For developers: The 67% price reduction makes Opus viable for workloads previously limited to Sonnet. The efficiency improvements compound the savings. Tool Search and Programmatic Tool Calling address real production pain points. Whether the benchmark gains translate to your specific tasks requires testing.

For enterprise buyers: Claude for Excel reaching general availability creates measurable automation opportunities. The Microsoft Azure availability, despite Microsoft's competing Copilot products, expands deployment options. Security evaluation variance between test scenarios warrants attention before deploying agents with sensitive tool access.

For the industry: Benchmark saturation is becoming visible. Three frontier models within 4 percentage points on SWE-bench suggests the metric is approaching its useful ceiling. Real-world differentiation, as Willison observed, is harder to demonstrate than benchmark leadership. The company that solves evaluation may matter more than the company that wins the next benchmark.

❓ Frequently Asked Questions

Q: What is "parallel test-time compute" and why does it matter for the human benchmark claim?

A: Parallel test-time compute runs multiple attempts at the same problem and selects the best result. Anthropic used this method when Opus 4.5 beat all human candidates on their engineering exam. Without it, and without time limits, the model only matched the best-ever human candidate. The technique inflates apparent performance beyond what users experience in normal single-attempt use.

Q: How does the "effort" parameter work?

A: The effort parameter lets developers trade speed and cost for quality. Set to "low" or "medium," Opus responds faster using fewer tokens. At "medium," it matches Sonnet 4.5's best SWE-bench score while using 76% fewer output tokens. At "high" (the default), it exceeds Sonnet by 4.3 percentage points while still using 48% fewer tokens. It's essentially a quality dial.
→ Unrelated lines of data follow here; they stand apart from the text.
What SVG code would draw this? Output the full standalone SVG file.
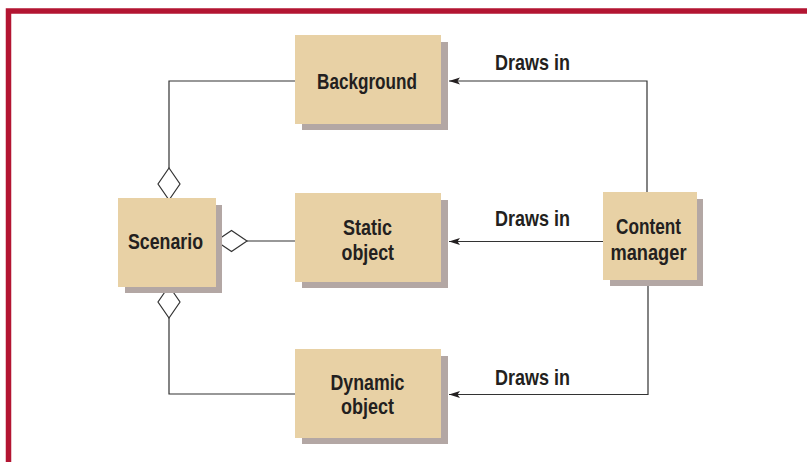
<svg xmlns="http://www.w3.org/2000/svg" width="807" height="462" viewBox="0 0 807 462">
<defs>
<style>
.box{fill:#E8D1A5}
.sh{fill:#B3A7A4}
.t{font-family:"Liberation Sans",Arial,sans-serif;font-weight:bold;font-size:22px;fill:#231F20;text-anchor:start}
.ln{fill:none;stroke:#333;stroke-width:1.2}
.dia{fill:#fff;stroke:#333;stroke-width:1.2}
</style>
<marker id="ah" markerWidth="12" markerHeight="8" refX="11" refY="4" orient="auto" markerUnits="userSpaceOnUse">
<path d="M0,0.5 L11,4 L0,7.5 L2.5,4 Z" fill="#231F20"/>
</marker>
</defs>
<rect width="807" height="462" fill="#fff"/>
<path d="M8.5,462 V11 H807" fill="none" stroke="#B31532" stroke-width="5.5"/>
<g id="connectors">
<path class="ln" d="M295,81 H169 V168"/>
<path class="ln" d="M247,241 H295"/>
<path class="ln" d="M169,318 V394 H295"/>
<polygon class="dia" points="169,168 180,184 169,200 158,184"/>
<polygon class="dia" points="216,241 231.5,230.5 247,241 231.5,251.5"/>
<polygon class="dia" points="169,286 180,302 169,318 158,302"/>
<path class="ln" d="M647,192 V81 H449" marker-end="url(#ah)"/>
<path class="ln" d="M603,241.5 H449" marker-end="url(#ah)"/>
<path class="ln" d="M648,286 V394.5 H449" marker-end="url(#ah)"/>
<text class="t" x="495" y="70" textLength="75" lengthAdjust="spacingAndGlyphs">Draws in</text>
<text class="t" x="495" y="226" textLength="75" lengthAdjust="spacingAndGlyphs">Draws in</text>
<text class="t" x="495" y="385" textLength="75" lengthAdjust="spacingAndGlyphs">Draws in</text>
</g>
<g id="background">
<rect class="sh" x="302" y="42" width="146" height="88"/>
<rect class="box" x="295" y="35" width="146" height="89"/>
<text class="t" x="317" y="88.5" textLength="100" lengthAdjust="spacingAndGlyphs">Background</text>
</g>
<g id="static-object">
<rect class="sh" x="302" y="200" width="146" height="88"/>
<rect class="box" x="295" y="193" width="146" height="89"/>
<text class="t" x="343" y="234.5" textLength="49" lengthAdjust="spacingAndGlyphs">Static</text>
<text class="t" x="341.5" y="260" textLength="52.5" lengthAdjust="spacingAndGlyphs">object</text>
</g>
<g id="dynamic-object">
<rect class="sh" x="302" y="356" width="146" height="88"/>
<rect class="box" x="295" y="349" width="146" height="89"/>
<text class="t" x="330.5" y="389.5" textLength="74" lengthAdjust="spacingAndGlyphs">Dynamic</text>
<text class="t" x="341" y="414" textLength="53" lengthAdjust="spacingAndGlyphs">object</text>
</g>
<g id="scenario">
<rect class="sh" x="125" y="205" width="97" height="88"/>
<rect class="box" x="118" y="198" width="98" height="89"/>
<text class="t" x="128" y="248.5" textLength="75" lengthAdjust="spacingAndGlyphs">Scenario</text>
</g>
<g id="content-manager">
<rect class="sh" x="610" y="199" width="93" height="87"/>
<rect class="box" x="603" y="192" width="94" height="88"/>
<text class="t" x="616" y="234" textLength="65" lengthAdjust="spacingAndGlyphs">Content</text>
<text class="t" x="610.5" y="260" textLength="76" lengthAdjust="spacingAndGlyphs">manager</text>
</g>
</svg>
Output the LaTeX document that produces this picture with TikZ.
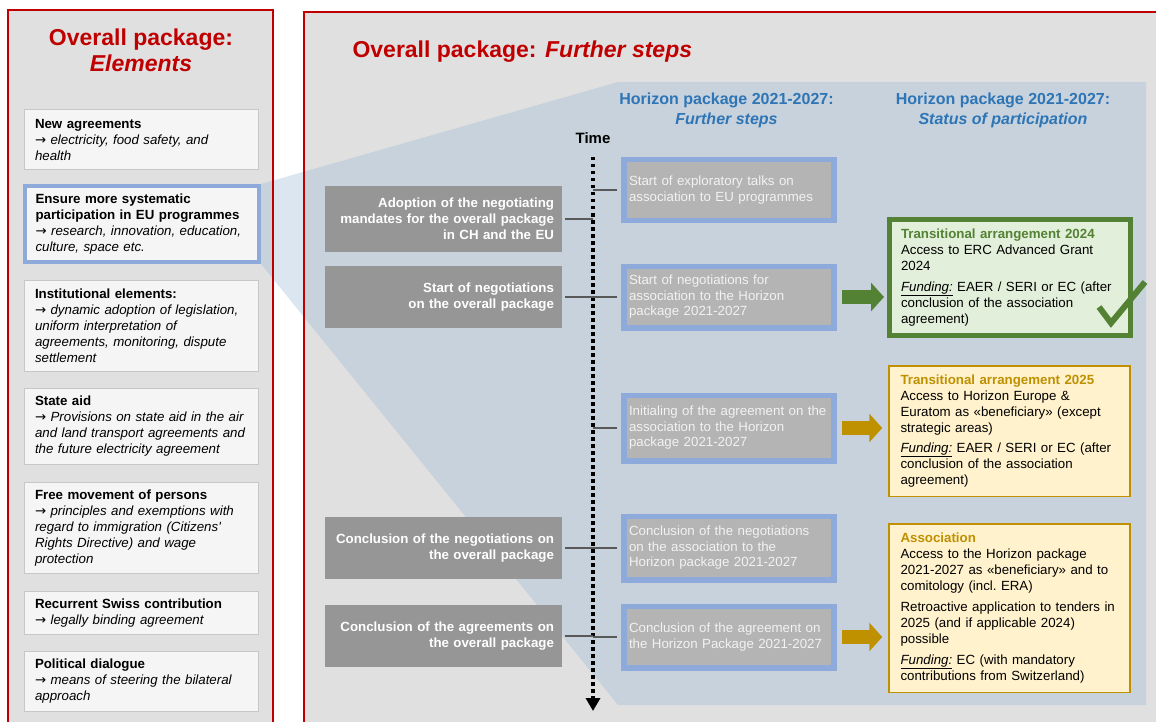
\documentclass[tikz,border=0pt]{standalone}
\usepackage{fontspec}
\setmainfont{Liberation Sans}[Ligatures=TeXOff]
\newfontfamily\symbolfont{DejaVu Sans}
\usepackage{xcolor}
\usetikzlibrary{arrows.meta, positioning}

\definecolor{panelgrey}{RGB}{224,224,224}
\definecolor{framered}{RGB}{192,0,0}
\definecolor{hlblue}{RGB}{142,170,219}
\definecolor{headblue}{RGB}{46,117,182}
\definecolor{fanblue}{RGB}{156,185,213}
\definecolor{stepgrey}{RGB}{150,150,150}
\definecolor{hgrey}{RGB}{180,180,180}
\definecolor{okgreen}{RGB}{84,130,53}
\definecolor{okfill}{RGB}{226,239,218}
\definecolor{goldline}{RGB}{191,144,0}
\definecolor{goldfill}{RGB}{255,242,204}
\definecolor{linkgrey}{RGB}{89,89,89}

\newcommand{\pointer}{{\symbolfont →}\ }

\begin{document}
\begin{tikzpicture}[x=1pt, y=-1pt,
    title/.style={font=\fontsize{23}{26}\selectfont\bfseries, text=framered},
    header/.style={font=\fontsize{16}{20}\selectfont\bfseries, text=headblue, align=center},
    element/.style={draw=black!22, line width=1pt, fill=black!4, text width=212pt, inner xsep=11pt,
        inner ysep=4pt, align=left, anchor=north, font=\fontsize{13.3}{16}\selectfont},
    milestone/.style={fill=stepgrey, text=white, text width=221pt, inner xsep=8pt, align=right,
        minimum height=62pt, font=\fontsize{13.3}{16}\selectfont\bfseries},
    hstep/.style={draw=hlblue, line width=5.5pt, fill=hgrey, text=white!95!black, text width=200pt,
        inner xsep=5pt, align=left, font=\fontsize{13.3}{15.5}\selectfont},
    status/.style={text width=218pt, inner xsep=11.5pt, align=left, font=\fontsize{13.3}{16}\selectfont},
    link/.style={draw=linkgrey, line width=1.5pt},
    fatarrow/.style={line width=14pt, -{Triangle[length=13pt, width=28pt]}, shorten <=5pt}]

    \useasboundingbox (0,0) rectangle (1156,722);
    \fill[panelgrey] (8,10) rectangle (273,740);
    \fill[panelgrey] (304,12) rectangle (1170,740);
    \fill[fanblue, opacity=0.355] (261,184) -- (618,82) -- (1146,82) -- (1146,705) -- (618,705) -- (261,264) -- cycle;
    \draw[framered, line width=2.5pt] (8,10) rectangle (273,740);
    \draw[framered, line width=2.5pt] (304,12) rectangle (1170,740);

    \node[title, align=center] (elemtitle) at (141,50)
        {Overall package:\\ \textit{Elements}};
    \node[title, anchor=west] (steptitle) at (349,52)
        {Overall package: \textit{Further steps}};

    \node[element, minimum height=60pt] (newagr) at (141,109)
        {\textbf{New agreements}\\ \pointer\textit{electricity, food safety, and}\\ \textit{health}};
    \node[element, draw=hlblue, line width=4pt, minimum height=76pt] (progs) at (141.5,184)
        {\textbf{Ensure more systematic}\\ \textbf{participation in EU programmes}\\
         \pointer\textit{research, innovation, education,}\\ \textit{culture, space etc.}};
    \node[element, minimum height=91pt] (instit) at (141,280)
        {\textbf{Institutional elements:}\\ \pointer\textit{dynamic adoption of legislation,}\\
         \textit{uniform interpretation of}\\ \textit{agreements, monitoring, dispute}\\ \textit{settlement}};
    \node[element, minimum height=76pt] (stateaid) at (141,388)
        {\textbf{State aid}\\ \pointer\textit{Provisions on state aid in the air}\\
         \textit{and land transport agreements and}\\ \textit{the future electricity agreement}};
    \node[element, minimum height=91pt] (persons) at (141,482)
        {\textbf{Free movement of persons}\\ \pointer\textit{principles and exemptions with}\\
         \textit{regard to immigration (Citizens'}\\ \textit{Rights Directive) and wage}\\ \textit{protection}};
    \node[element, minimum height=43pt] (contrib) at (141,591)
        {\textbf{Recurrent Swiss contribution}\\ \pointer\textit{legally binding agreement}};
    \node[element, minimum height=60pt] (dialogue) at (141,651)
        {\textbf{Political dialogue}\\ \pointer\textit{means of steering the bilateral}\\ \textit{approach}};

    \node[header] (hsteps) at (726.5,110)
        {Horizon package 2021-2027:\\ \textit{Further steps}};
    \node[header] (hstatus) at (1003,110)
        {Horizon package 2021-2027:\\ \textit{Status of participation}};

    \node[font=\fontsize{15}{18}\selectfont\bfseries] (time) at (593,138) {Time};
    \coordinate (tltop) at (593,157);
    \coordinate (tlend) at (593,711);
    \draw[line width=3.5pt, dash pattern=on 3.5pt off 3.5pt, -{Triangle[length=13pt, width=14pt]}] (tltop) -- (tlend);

    \node[milestone, minimum height=66pt] (mandates) at (443.5,219)
        {Adoption of the negotiating\\ mandates for the overall package\\ in CH and the EU};
    \node[milestone] (negstart) at (443.5,297)
        {Start of negotiations\\ on the overall package};
    \node[milestone] (negend) at (443.5,548)
        {Conclusion of the negotiations on\\ the overall package};
    \node[milestone] (agrend) at (443.5,636)
        {Conclusion of the agreements on\\ the overall package};

    \node[hstep, minimum height=60.5pt] (explore) at (729,190)
        {Start of exploratory talks on\\ association to EU programmes};
    \node[hstep, minimum height=61.5pt] (hnegstart) at (729,297)
        {Start of negotiations for\\ association to the Horizon\\ package 2021-2027};
    \node[hstep, minimum height=65.5pt] (initial) at (729,428)
        {Initialing of the agreement on the\\ association to the Horizon\\ package 2021-2027};
    \node[hstep, minimum height=63.5pt] (hnegend) at (729,548)
        {Conclusion of the negotiations\\ on the association to the\\ Horizon package 2021-2027};
    \node[hstep, minimum height=61.5pt] (hagrend) at (729,637)
        {Conclusion of the agreement on\\ the Horizon Package 2021-2027};

    \node[status, draw=okgreen, line width=5pt, fill=okfill, minimum height=116pt] (ta24) at (1010,277.5)
        {\textbf{\color{okgreen}Transitional arrangement 2024}\\ Access to ERC Advanced Grant\\ 2024\\[5pt]
         \underline{\textit{Funding:}} EAER / SERI or EC (after\\ conclusion of the association\\ agreement)};
    \node[status, draw=goldline, line width=1.5pt, fill=goldfill, minimum height=130.5pt] (ta25) at (1009.5,431)
        {\textbf{\color{goldline}Transitional arrangement 2025}\\ Access to Horizon Europe \&\\
         Euratom as «beneficiary» (except\\ strategic areas)\\[4pt]
         \underline{\textit{Funding:}} EAER / SERI or EC (after\\ conclusion of the association\\ agreement)};
    \node[status, draw=goldline, line width=1.5pt, fill=goldfill, minimum height=168.5pt] (assoc) at (1009.5,608)
        {\textbf{\color{goldline}Association}\\ Access to the Horizon package\\
         2021-2027 as «beneficiary» and to\\ comitology (incl.\ ERA)\\[5pt]
         Retroactive application to tenders in\\ 2025 (and if applicable 2024)\\ possible\\[5pt]
         \underline{\textit{Funding:}} EC (with mandatory\\ contributions from Switzerland)};

    \draw[okgreen, line width=6pt] (1099,307) -- (1111,323) -- (1145,282);

    \draw[link, shorten <=3pt] (mandates.east) -- (mandates.east -| tltop);
    \draw[link, shorten <=3pt] (negstart.east) -- (negstart.east -| tltop);
    \draw[link, shorten <=3pt] (negend.east) -- (negend.east -| tltop);
    \draw[link, shorten <=3pt] (agrend.east) -- (agrend.east -| tltop);
    \draw[link, shorten >=4pt] (explore.west -| tltop) -- (explore.west);
    \draw[link, shorten >=4pt] (hnegstart.west -| tltop) -- (hnegstart.west);
    \draw[link, shorten >=4pt] (initial.west -| tltop) -- (initial.west);
    \draw[link, shorten >=4pt] (hnegend.west -| tltop) -- (hnegend.west);
    \draw[link, shorten >=4pt] (hagrend.west -| tltop) -- (hagrend.west);

    \draw[fatarrow, okgreen, shorten >=3pt] (hnegstart.east) -- (hnegstart.east -| ta24.west);
    \draw[fatarrow, goldline, shorten >=6pt] (initial.east) -- (initial.east -| ta25.west);
    \draw[fatarrow, goldline, shorten >=6pt] (hagrend.east) -- (hagrend.east -| assoc.west);
\end{tikzpicture}
\end{document}
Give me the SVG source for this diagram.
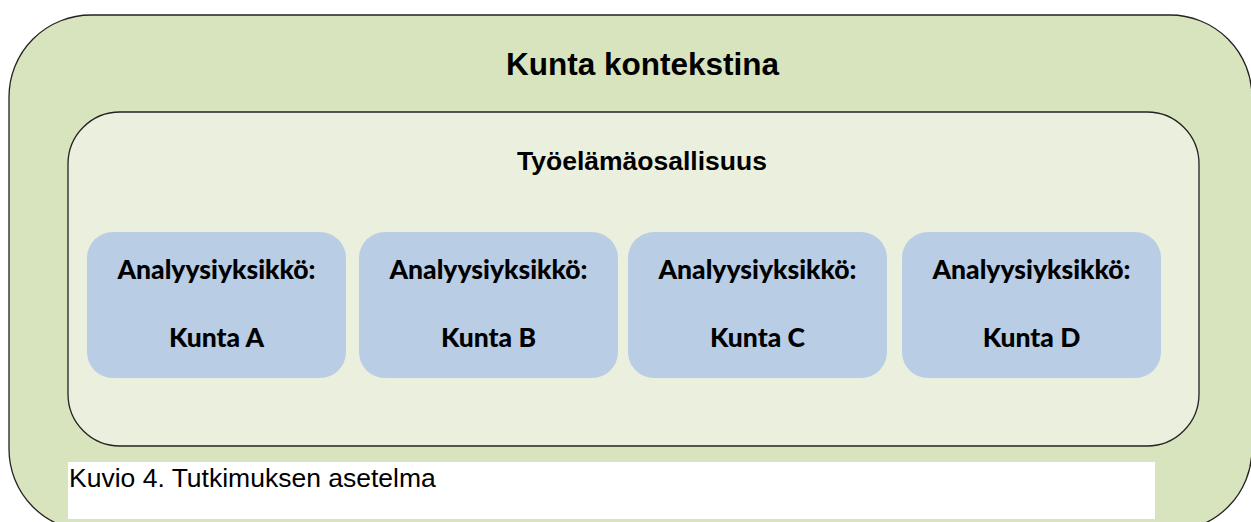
<svg xmlns="http://www.w3.org/2000/svg" width="1251" height="522" viewBox="0 0 1251 522">
  <style>
    .frame { stroke: #222222; stroke-width: 1.3; }
    .outer { fill: #D7E4BD; }
    .inner { fill: #EBF0DE; }
    .unit { fill: #B9CDE5; }
    .title { font-family: "Liberation Sans", Arial, sans-serif; font-weight: bold; fill: #000000; text-anchor: middle; }
    .unittext { font-family: Lato, "Liberation Sans", sans-serif; font-weight: 900; font-size: 26.5px; fill: #000000; text-anchor: middle; }
    .caption { font-family: "Liberation Sans", Arial, sans-serif; font-size: 26.5px; fill: #000000; }
  </style>
  <rect width="1251" height="522" fill="#FFFFFF"/>
  <g id="context">
    <rect class="outer frame" x="9" y="15" width="1243" height="516" rx="82" ry="82"/>
    <text class="title" x="642.5" y="75" font-size="31.5">Kunta kontekstina</text>
  </g>
  <g id="participation">
    <rect class="inner frame" x="68" y="112" width="1131" height="334" rx="52" ry="52"/>
    <text class="title" x="642" y="169.5" font-size="26.5">Työelämäosallisuus</text>
  </g>
  <g id="unitA">
    <rect class="unit" x="87" y="232" width="259" height="146" rx="26" ry="26"/>
    <text class="unittext" x="216.5" y="279">Analyysiyksikkö:</text>
    <text class="unittext" x="216.5" y="347">Kunta A</text>
  </g>
  <g id="unitB">
    <rect class="unit" x="359" y="232" width="259" height="146" rx="26" ry="26"/>
    <text class="unittext" x="488.5" y="279">Analyysiyksikkö:</text>
    <text class="unittext" x="488.5" y="347">Kunta B</text>
  </g>
  <g id="unitC">
    <rect class="unit" x="628" y="232" width="259" height="146" rx="26" ry="26"/>
    <text class="unittext" x="757.5" y="279">Analyysiyksikkö:</text>
    <text class="unittext" x="757.5" y="347">Kunta C</text>
  </g>
  <g id="unitD">
    <rect class="unit" x="902" y="232" width="259" height="146" rx="26" ry="26"/>
    <text class="unittext" x="1031.5" y="279">Analyysiyksikkö:</text>
    <text class="unittext" x="1031.5" y="347">Kunta D</text>
  </g>
  <g id="connectors"></g>
  <g id="caption">
    <rect x="68" y="462" width="1087" height="57" fill="#FFFFFF"/>
    <text class="caption" x="69" y="487">Kuvio 4. Tutkimuksen asetelma</text>
  </g>
</svg>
Q: What does "infinite chat" actually lose when it compresses conversations?

A: When conversations hit context limits, Claude summarizes earlier portions to free space. This compression loses information by design. Specific details, calculations, or exchanges that seemed unimportant during summarization cannot be retrieved later. For casual chat, this works fine. For professional work requiring precise reference to earlier discussion, you lose access to specifics the model deemed expendable.

Q: Why do the security test results vary so much between evaluations?

A: Different tests measure different scenarios. The 100% refusal rate came from an "agentic coding evaluation" with 150 prohibited requests. The 78% rate came from Claude Code tests specifically involving malware creation, DDoS attacks, and monitoring software. The 88% rate tested computer use for surveillance and data collection. Real-world risk depends on which scenario matches your deployment.

Q: What is LMArena and why does its absence matter?

A: LMArena is a crowdsourced AI model evaluation platform where users compare model outputs without knowing which model produced them. Rankings emerge from real user preferences rather than lab-controlled benchmarks. Opus 4.5, Gemini 3 Pro, and GPT-5.1-Codex-Max haven't appeared there yet. Until they do, comparative claims rest entirely on company-reported benchmarks, which are easier to optimize for.